Sting was perhaps the weakest link. He couldn't hit the high notes and didn't even attempt to. His banter was tired and only mildly amusing. But it's a small complaint. They played for two and half hours, encored with Every Breath you Take (sans Diddy) and pushed old songs into new realms. The evening was perfect.
Was it the best gig I've ever seen? Nope. Rammstein at Brixton, SOAD at Reading and Placebo at Hammersmith surprised and dazzled me more.
But does it matter? They were The Police. They had rescued me from Rick Astley. Rescued me from teenage despair. And led me to discover a sound of my own.
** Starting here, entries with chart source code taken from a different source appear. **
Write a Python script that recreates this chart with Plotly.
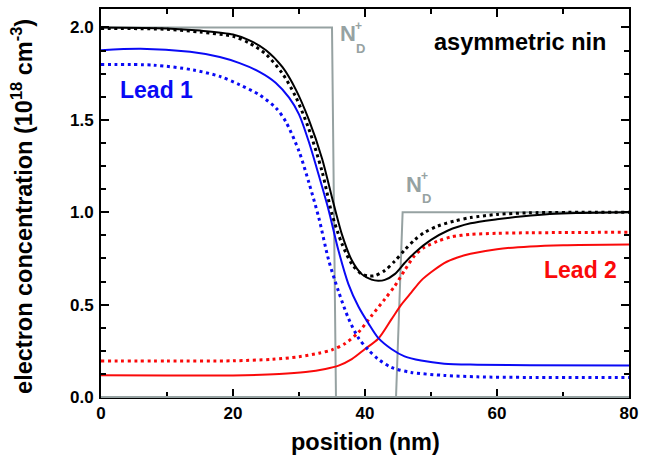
import plotly.graph_objects as go

# Position grid (nm) and electron concentrations (10^18 cm^-3)
lead1_x = [0, 6, 13.5, 18, 21, 24, 26.5, 28.5, 30, 31.5, 33, 34.5, 36, 37.5, 39, 40.5, 42, 44, 46, 48.5, 52, 57, 65, 80]
lead1_y = [1.877, 1.885, 1.868, 1.84, 1.807, 1.76, 1.70, 1.62, 1.53, 1.38, 1.20, 1.01, 0.79, 0.61, 0.49, 0.40, 0.32, 0.26, 0.22, 0.197, 0.18, 0.175, 0.172, 0.170]

lead1_dot_x = [0, 8, 14, 18, 21, 24, 26.5, 28, 30, 31.5, 33, 34.5, 36, 37.5, 39, 40.5, 42, 44, 47, 52, 57, 65, 80]
lead1_dot_y = [1.80, 1.796, 1.77, 1.735, 1.69, 1.635, 1.565, 1.49, 1.33, 1.16, 0.97, 0.74, 0.57, 0.425, 0.32, 0.255, 0.205, 0.16, 0.133, 0.117, 0.109, 0.106, 0.105]

lead2_x = [0, 10, 20, 27, 31, 34, 36, 38, 40, 42, 44, 45.5, 47, 48.5, 50, 52, 54, 56, 60, 65, 70, 80]
lead2_y = [0.118, 0.117, 0.117, 0.124, 0.135, 0.152, 0.17, 0.205, 0.26, 0.315, 0.42, 0.50, 0.565, 0.63, 0.675, 0.725, 0.755, 0.775, 0.80, 0.815, 0.822, 0.826]

lead2_dot_x = [0, 10, 20, 26, 30, 33, 35, 37, 39, 41, 43, 44.5, 46, 47.5, 49, 51, 53, 56, 60, 65, 70, 80]
lead2_dot_y = [0.195, 0.195, 0.196, 0.204, 0.218, 0.237, 0.255, 0.29, 0.35, 0.44, 0.53, 0.60, 0.685, 0.765, 0.81, 0.843, 0.866, 0.88, 0.886, 0.889, 0.89, 0.892]

total_x = [0, 10, 15, 20, 22.5, 25, 27.5, 29.5, 31.5, 33.5, 35, 36.5, 38, 39.5, 41, 42, 43, 44.5, 46, 47.5, 50, 52.5, 56, 60, 64, 68, 72, 80]
total_y = [2.0, 1.995, 1.983, 1.962, 1.93, 1.877, 1.785, 1.665, 1.50, 1.29, 1.08, 0.88, 0.74, 0.665, 0.635, 0.629, 0.634, 0.665, 0.725, 0.78, 0.85, 0.90, 0.94, 0.962, 0.978, 0.99, 0.996, 1.0]

total_dot_x = [0, 10, 15, 20, 22.5, 25, 27.5, 29.5, 31.5, 33.5, 35, 36.5, 38, 39.5, 40.5, 41.5, 43, 44.5, 46, 47.5, 49, 51, 53.5, 56, 60, 65, 80]
total_dot_y = [1.995, 1.99, 1.975, 1.952, 1.915, 1.855, 1.75, 1.625, 1.45, 1.22, 0.99, 0.83, 0.72, 0.665, 0.655, 0.657, 0.685, 0.735, 0.795, 0.85, 0.89, 0.925, 0.952, 0.971, 0.988, 0.997, 1.0]

# Ionized donor profile N_D^+
donor_x = [0, 35.0, 35.6, 44.7, 45.7, 80]
donor_y = [2.0, 2.0, 0.0, 0.0, 1.0, 1.0]

BLUE = "#0a0af5"
RED = "#fa0a0a"
GRAY = "#96a2a2"
FONT = "Liberation Sans, Arial, sans-serif"

fig = go.Figure()

fig.add_trace(go.Scatter(x=donor_x, y=donor_y, mode="lines",
                         line=dict(color=GRAY, width=2)))

def curve(x, y, color, dotted=False):
    line = dict(color=color, width=3 if dotted else 2, shape="spline", smoothing=0.8)
    if dotted:
        line["dash"] = "3px,3.6px"
    fig.add_trace(go.Scatter(x=x, y=y, mode="lines", line=line))

curve(lead2_dot_x, lead2_dot_y, RED, dotted=True)
curve(lead2_x, lead2_y, RED)
curve(lead1_dot_x, lead1_dot_y, BLUE, dotted=True)
curve(lead1_x, lead1_y, BLUE)
curve(total_dot_x, total_dot_y, "black", dotted=True)
curve(total_x, total_y, "black")

axis_common = dict(
    showline=True, linecolor="black", linewidth=2, mirror="allticks",
    ticks="inside", ticklen=8, tickwidth=2, tickcolor="black",
    showgrid=False, zeroline=False,
    tickfont=dict(family=FONT, size=17, color="black", weight="bold"),
)

fig.update_xaxes(range=[0, 80], tick0=0, dtick=20,
                 minor=dict(dtick=10, ticks="inside", ticklen=5, tickwidth=2, tickcolor="black"),
                 **axis_common)
fig.update_yaxes(range=[0, 2.1], tick0=0, dtick=0.5, tickformat=".1f",
                 ticklabelstandoff=2,
                 minor=dict(dtick=0.125, ticks="inside", ticklen=5, tickwidth=2, tickcolor="black"),
                 **axis_common)

def label(text, x, y, color, size, xanchor="center", yanchor="middle", xref="x", yref="y", angle=0):
    fig.add_annotation(text=text, x=x, y=y, xref=xref, yref=yref, showarrow=False,
                       xanchor=xanchor, yanchor=yanchor, textangle=angle,
                       font=dict(family=FONT, size=size, color=color, weight="bold"))

label("asymmetric nin", 63.5, 1.92, "black", 23.5)
label("Lead 1", 8.4, 1.66, BLUE, 23)
label("Lead 2", 72.6, 0.69, RED, 23)

# N_D^+ labels with stacked sub/superscript
for nx, ny in [(35.9, 1.965), (45.9, 1.150)]:
    label("N", nx, ny, GRAY, 22, xanchor="left")
    label("+", nx + 3.05, ny + 0.045, GRAY, 12)
    label("D", nx + 3.35, ny - 0.078, GRAY, 13)

label("position (nm)", 0.5, -0.115, "black", 23.5, xref="paper", yref="paper")
label("electron concentration (10<sup>18</sup> cm<sup>-3</sup>)", -0.150, 0.492, "black", 23.5,
      xref="paper", yref="paper", angle=-90)

# bottom frame edge drawn in the donor colour
fig.add_shape(type="line", xref="paper", yref="paper", x0=0, x1=1, y0=0, y1=0,
              line=dict(color=GRAY, width=2), layer="above")

fig.update_layout(
    width=649, height=465, showlegend=False,
    margin=dict(l=101, r=20, t=7, b=68),
    plot_bgcolor="white", paper_bgcolor="white",
    font=dict(family=FONT),
)

fig.write_html("out.html")
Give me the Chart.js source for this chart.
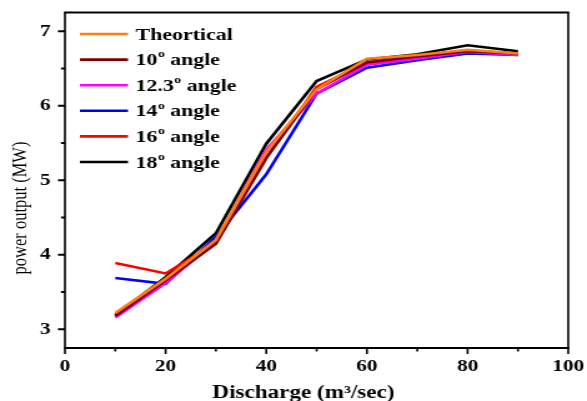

The least I could do, was drag my sorry ass half way across the world, and spend more than I could afford, to stand amidst the devotees and say Thank you.
* * *
They say men never get over their first love. Incorrect. Her name was R______ G______. We got back together a year after she broke my heart. And while I hope she is happy and well, I hardly ever think of her.
But who says your first love has to be female and cute? Can it not be 3 scruffy men, 20 years your senior? Must it involve romance? Can it not involve a Sony Walkman and 5 well-worn cassettes?
I have loved a few women in my time, but none have lasted beyond 29 months. I have loved the Police since I was 13 and despite that grunge-influenced hiccup in the 90s, this love shows no sign of abating.
I am no expert on the subject, but I believe true love is about forgiving a myriad of sins. If my girlfriend recorded with Pato Banton and released albums of lute music, I'm not sure I'd speak to her again. True love is about sticking with your partner, even if something better comes along. Sorry Kurt. Sorry Marshall. Sorry Thom. I am already spoken for.
So the next time I meet you, I will tell you about the life-affirming event that was The Police concert, and you will give me that polite look. And it won't matter. Because The Police are the closest I have to true love. And true love is worth travelling across worlds for. True love is certainly worth staying up all night and writing 12 pages for.